Victimhood “is insatiable,” said White, who spent a decade interviewing landmine victims and lost his leg in a landmine explosion while studying abroad in Israel as an undergraduate. A tendency for “living in the past” is often a main symptom of continued victimhood, he said.

White won the 1997 Nobel Peace Prize for his activism with the International Campaign to Ban Landmines and is the author of “Getting Up When Life Knocks You Down: Five Steps to Overcoming a Life Crisis.”

“Brown was fundamental in part because it incubated intellectual curiosity and freedom,” White said as he opened his talk. “It was that interdisciplinary approach that has helped me think about social movements and engage all types of people of all backgrounds on all types of complicated issues of our day.”

When he was pursuing his degree in Judaic Studies, White said his adviser encouraged him to go to Israel to learn Hebrew.

Years later, White was working on a project on nuclear, biological and chemical weapons when he met Ken Rutherford, a fellow landmine survivor, who he said persuaded him to focus on landmines instead.

Rutherford told White that his combination of personal and professional experience made him an ideal person to join the International Campaign to Ban Landmines, White said.

“A light bulb went off,” he said. “I thought it was rather a great thing in life that something that is cerebral … could combine with actually the human side — the humanitarian heart.”

White said his work with the campaign led him to consider what allows some victims to overcome their misfortunes and become “survivors” — what he called the “recipe for resilience.”

The path to becoming a survivor requires a victim to face facts, find meaning in life, reach out to others, take an active role and give back, he said.

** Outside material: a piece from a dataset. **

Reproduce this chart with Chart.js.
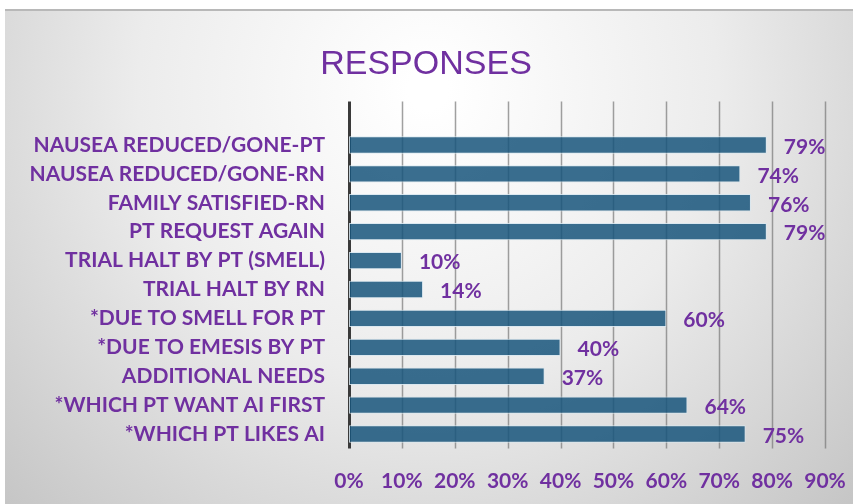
<!DOCTYPE html>
<html>
<head>
<meta charset="utf-8">
<script src="https://cdn.jsdelivr.net/npm/chart.js@4/dist/chart.umd.min.js"></script>
<style>
    html, body { margin: 0; padding: 0; background: #ffffff; }
</style>
</head>
<body>
<canvas id="responsesChart" width="856" height="504"></canvas>
<script>
const categories = [
    "NAUSEA REDUCED/GONE-PT",
    "NAUSEA REDUCED/GONE-RN",
    "FAMILY SATISFIED-RN",
    "PT REQUEST AGAIN",
    "TRIAL HALT BY PT (SMELL)",
    "TRIAL HALT BY RN",
    "*DUE TO SMELL FOR PT",
    "*DUE TO EMESIS BY PT",
    "ADDITIONAL NEEDS",
    "*WHICH PT WANT AI FIRST",
    "*WHICH PT LIKES AI",
];
const responses = [79, 74, 76, 79, 10, 14, 60, 40, 37, 64, 75];
const percentTicks = [0, 10, 20, 30, 40, 50, 60, 70, 80, 90];
const chartTitle = "RESPONSES";

const purple = "#7030a0";
const labelFont = { family: "Lato", weight: "bold", size: 21 };

// grey radial backdrop like the office chart frame, title drawn on it
const backdrop = {
    id: "backdrop",
    beforeDraw(chart) {
        const c = chart.ctx;
        c.save();
        c.fillStyle = "#ffffff";
        c.fillRect(0, 0, chart.width, chart.height);
        const g = c.createRadialGradient(428, 90, 20, 428, 90, 620);
        g.addColorStop(0, "#ffffff");
        g.addColorStop(0.45, "#ececec");
        g.addColorStop(1, "#c2c2c2");
        c.fillStyle = g;
        c.fillRect(5, 9, chart.width - 8, chart.height - 9);
        c.strokeStyle = "#b8b8b8";
        c.lineWidth = 2;
        c.beginPath();
        c.moveTo(5, 10);
        c.lineTo(chart.width - 3, 10);
        c.stroke();

        c.fillStyle = purple;
        c.font = "34px 'Liberation Sans'";
        c.textAlign = "center";
        c.textBaseline = "middle";
        c.fillText(chartTitle, chart.width / 2 - 2, 65);
        c.restore();
    },
};

// vertical grid, running a bit above the first bar as in the original
const grid = {
    id: "grid",
    beforeDatasetsDraw(chart) {
        const c = chart.ctx;
        const x = chart.scales.x;
        const area = chart.chartArea;
        const top = area.top - 29;
        c.save();
        percentTicks.forEach(function (v) {
            const px = Math.round(x.getPixelForValue(v)) + 0.5;
            c.beginPath();
            if (v === 0) {
                c.strokeStyle = "#3a3a3a";
                c.lineWidth = 3;
            } else {
                c.strokeStyle = "rgba(120,120,120,0.7)";
                c.lineWidth = 1.5;
            }
            c.moveTo(px, top);
            c.lineTo(px, area.bottom);
            c.stroke();
        });
        c.restore();
    },
};

const valueLabels = {
    id: "valueLabels",
    afterDatasetsDraw(chart) {
        const c = chart.ctx;
        const meta = chart.getDatasetMeta(0);
        c.save();
        c.fillStyle = purple;
        c.font = "bold 21px Lato";
        c.textAlign = "left";
        c.textBaseline = "middle";
        meta.data.forEach(function (bar, i) {
            c.fillText(responses[i] + "%", bar.x + 17, bar.y + 2);
        });
        c.restore();
    },
};

new Chart(document.getElementById("responsesChart"), {
    type: "bar",
    data: {
        labels: categories,
        datasets: [
            {
                label: "Responses",
                data: responses,
                backgroundColor: "rgba(23,85,123,0.85)",
                borderColor: "rgba(215,230,240,0.85)",
                borderWidth: 1,
                borderSkipped: false,
                barPercentage: 0.6,
                categoryPercentage: 1,
            },
        ],
    },
    options: {
        indexAxis: "y",
        responsive: false,
        animation: false,
        layout: {
            padding: { left: 0, right: 31, top: 130.5, bottom: 0 },
        },
        plugins: {
            legend: { display: false },
            tooltip: { enabled: false },
            title: { display: false },
        },
        scales: {
            x: {
                min: 0,
                max: 90,
                grid: { display: false, drawTicks: false },
                border: { display: false },
                afterFit: function (scale) {
                    scale.height = 55.5;
                    scale.paddingLeft = 0;
                    scale.paddingRight = 0;
                },
                ticks: {
                    stepSize: 10,
                    padding: 20,
                    color: purple,
                    font: labelFont,
                    callback: function (v) {
                        return v + "%";
                    },
                },
            },
            y: {
                grid: { display: false, drawTicks: false },
                border: { display: false },
                afterFit: function (scale) {
                    scale.width = 349;
                },
                ticks: {
                    autoSkip: false,
                    padding: 24,
                    color: purple,
                    font: labelFont,
                },
            },
        },
    },
    plugins: [backdrop, grid, valueLabels],
});
</script>
</body>
</html>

Explaining the idea of being active, White recalled his first time in a wheelchair during his recovery. He said he looked up at the nurse and the nurse said, “If you want to move, then push.”

White currently works in the Bureau of Conflict and Stabilization Operations, which was established to meet a need for civilian conflict specialists that was identified in the Quadrennial Diplomacy and Development Review, he said.

The CSO uses targeted analytics and interagency strategy building to effect change within 12 months of entering conflict, White said. The bureau’s role is not to get involved in every conflict but to select priority areas where it can make an immediate impact.

White discussed the CSO’s efforts to prevent electoral violence in Kenya and assist the crisis response in Syria as examples of the bureau’s work.

In Kenya — where elections were held Monday — the grievances that fed into electoral violence in 2007 have not dissipated, he said. The CSO responded to the challenge by stationing a team in the area to support electoral reforms and used advanced analytics to identify potential violent outbreaks, he added.

The possibility of a run-off election in May — which will depend on how close the vote is and the legitimacy of the election — has further complicated the situation, he said.

In Syria, the CSO built a network of 2,000 activists and distributed 4,000 pieces of “non-lethal” equipment to the opposition, White said. The bureau also provided 500 hours of training to Syrian civilians.

When Syrian President Bashar al-Assad blacked out Internet and phone systems in preparation for a major attack, radio shows and other communication channels enabled by the CSO were still available for the opposition to connect with each other and enlist help, White said.

“This is probably as socially entrepreneurial as it gets in government — to be part of the start-up of a new bureau,” he said.

White said he encountered a resistance to thinking about the way religion affects and drives conflict when he got to the State Department.

The CSO’s major innovation in progress this year is likely the launch of an office of religious engagement, White said, which will try to galvanize faith communities and coordinate their action in the bureau’s work abroad.

 

A previous version of this article incorrectly stated that around 50 people attended a talk given by Jerry White ’86. In fact, between 80 and 90 people attended. The Herald regrets the error.